In films like Yojimbo and Kagemusha, the arrival of firearms seems to signal the end of the era of the samurai. Films like Throne of Blood and Sanjuro decry the sort of violence that is necessitated by the samurai’s code of honor, suggesting that the way of the warrior is ultimately just the way of war. While the westerns that Kurosawa both invoked and inspired tend to end with a sense of nostalgia and the arrival of civilized order, Kurosawa’s samurai films often build to tragedy.
This is obvious even in the closing scenes of Sanjuro, which inspired so much of Ghost of Tsushima. The film finds the eponymous ronin swept up in a samurai romance involving a chamberlain (Yūnosuke Itō), a superintendent, and nine overeager samurai. The naivety of these samurai is a constant source of frustration to Sanjuro, who must repeatedly murder enemy soldiers to get them out of trouble. “This butchery is all thanks to you,” he complains at one point, not unfairly.
His duty completed, Sanjuro attempts to leave town. He has no interest in celebration. However, he is confronted by his rival Muroto (Tatsuya Nakadai). Muroto feels humiliated and betrayed by Sanjuro’s manipulations. He demands satisfaction. “Draw!” Muroto commands. “I’d rather not,” Sanjuro sighs. “It isn’t worth it.” Of course, Muroto draws. Sanjuro is quicker. Muroto literally explodes in a geyser of blood. However, the victory is hollow. The death is pointless.
In Ghost of Tsushima, the wind subtly guides the player to where they are meant to be, serving as a primal force. Kurosawa was famously a great director of the elements, waiting for days to get the right conditions on Mt. Fuji for a shot of fog lifting in Throne of Blood. Weather is a key part of Kurosawa’s directorial aesthetic, often reflecting the mood of his films: the fog in The Hidden Fortress and Throne of Blood, the rain in Seven Samurai and Kagemusha, the wind in Ran.
This emphasis on nature’s power in these films hints at the futility of the samurai’s struggle. No matter what these men accomplish, it can all be erased by forces beyond their control. This theme is particularly obvious in Kurosawa’s two later color samurai films. In Kagemusha, an aging warlord (Nakadai) hires a thief (also Nakadai) to serve as his double to prevent the decline of his clan in the event of his death. However, that decline can only be delayed. Ran meanwhile riffs on the tragedy of King Lear.

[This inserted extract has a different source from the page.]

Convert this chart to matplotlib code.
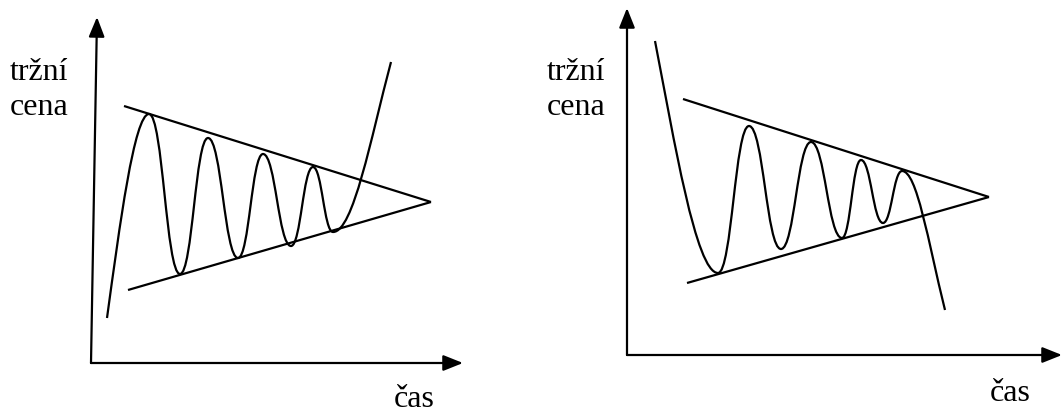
import matplotlib
matplotlib.use("Agg")
import matplotlib.pyplot as plt
from matplotlib.path import Path
from matplotlib.patches import PathPatch

# ---- data (pixel coordinates, y downward) ----
# left panel: symmetric triangle with upward breakout
left_x = [107, 149, 180, 208, 238, 263, 291, 313, 333, 391]
left_y = [318, 114, 274, 138, 258, 154, 246, 167, 232, 62]
left_upper = [(124, 106), (431, 202)]
left_lower = [(128, 290), (431, 202)]
left_axis_origin = (91, 363)
left_axis_ytip = (97, 17)
left_axis_xtip = (463, 363)

# right panel: triangle with downward breakout
right_x = [655, 718, 749, 781, 811, 842, 861, 883, 902, 945]
right_y = [41, 273, 126, 249, 142, 238, 160, 223, 171, 310]
right_upper = [(683, 99), (989, 197)]
right_lower = [(687, 283), (989, 197)]
right_axis_origin = (627, 355)
right_axis_ytip = (627, 8)
right_axis_xtip = (1062, 355)

ylabel_lines = ["tržní", "cena"]
xlabel = "čas"

W, H = 1062, 412
fig = plt.figure(figsize=(W / 100, H / 100), dpi=100)
ax = fig.add_axes([0, 0, 1, 1])
ax.set_xlim(0, W)
ax.set_ylim(H, 0)
ax.axis("off")

LW = 1.6
K = 0.45


def curve_path(xs, ys, start_ctrl, end_ctrl):
    verts = [(xs[0], ys[0])]
    codes = [Path.MOVETO]
    n = len(xs)
    for i in range(n - 1):
        x0, y0, x1, y1 = xs[i], ys[i], xs[i + 1], ys[i + 1]
        dx, dy = x1 - x0, y1 - y0
        if i == 0:
            c1 = (x0 + start_ctrl[0] * dx, y0 + start_ctrl[1] * dy)
            c2 = (x1 - 0.35 * dx, y1)
        elif i == n - 2:
            c1 = (x0 + 0.35 * dx, y0)
            c2 = (x1 - end_ctrl[0] * dx, y1 - end_ctrl[1] * dy)
        else:
            c1 = (x0 + K * dx, y0)
            c2 = (x1 - K * dx, y1)
        verts += [c1, c2, (x1, y1)]
        codes += [Path.CURVE4] * 3
    return Path(verts, codes)


ax.add_patch(PathPatch(curve_path(left_x, left_y, (0.3, 0.45), (0.35, 0.45)),
                       fill=False, lw=LW, edgecolor="black", capstyle="butt"))
ax.add_patch(PathPatch(curve_path(right_x, right_y, (0.3, 0.42), (0.4, 0.5)),
                       fill=False, lw=LW, edgecolor="black", capstyle="butt"))

for seg in (left_upper, left_lower, right_upper, right_lower):
    ax.plot([seg[0][0], seg[1][0]], [seg[0][1], seg[1][1]], color="black", lw=LW,
            solid_capstyle="butt")

arrow_style = "-|>,head_length=0.8,head_width=0.32"
for origin, tip in ((left_axis_origin, left_axis_ytip), (left_axis_origin, left_axis_xtip),
                    (right_axis_origin, right_axis_ytip), (right_axis_origin, right_axis_xtip)):
    ax.annotate("", xy=tip, xytext=origin,
                arrowprops=dict(arrowstyle=arrow_style, mutation_scale=15, lw=LW,
                                color="black", shrinkA=0, shrinkB=0))

font = dict(family="Liberation Serif", fontsize=23, color="black")
ax.text(10, 80, ylabel_lines[0], ha="left", va="baseline", **font)
ax.text(10, 115, ylabel_lines[1], ha="left", va="baseline", **font)
ax.text(547, 80, ylabel_lines[0], ha="left", va="baseline", **font)
ax.text(547, 115, ylabel_lines[1], ha="left", va="baseline", **font)
ax.text(394, 407, xlabel, ha="left", va="baseline", **font)
ax.text(990, 401, xlabel, ha="left", va="baseline", **font)

fig.savefig("out.png", dpi=100)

It should be noted that this cynicism is not universal in Kurosawa’s filmography. Ikiru has been described as “one of the triumphs of humanist cinema.” He followed Sanjuro with Red Beard, a period drama about a 19th century doctor that Roger Ebert accurately described as “a passionate humanist statement.” Then again, perhaps Kurosawa’s ambivalence toward the samurai is a humanist statement of itself – a healthy skepticism of “the way of the warrior.”
There’s a lot of complexity underpinning Kurosawa’s samurai movies, lurking beneath their accessible exteriors. Kurosawa’s films are both beautiful to look at and fascinating to think about. They both embody and deconstruct the samurai archetype. They are both specifically Japanese and broadly universal. They draw from a diverse array of sources, while also inspiring a wealth of pop culture in turn.
It’s no wonder that Kurosawa’s samurai films remain vital and vibrant 70 years after Rashomon and 35 years after Ran. They’re still sharp enough to cut in a variety of ways, even after all this time. They exist as several seemingly contradictory things simultaneously. Writer F. Scott Fitzgerald famously argued that the ability to hold “two opposed ideas in the mind at the same time” was the mark of genius. If so, Kurosawa’s samurai films are far more than genius.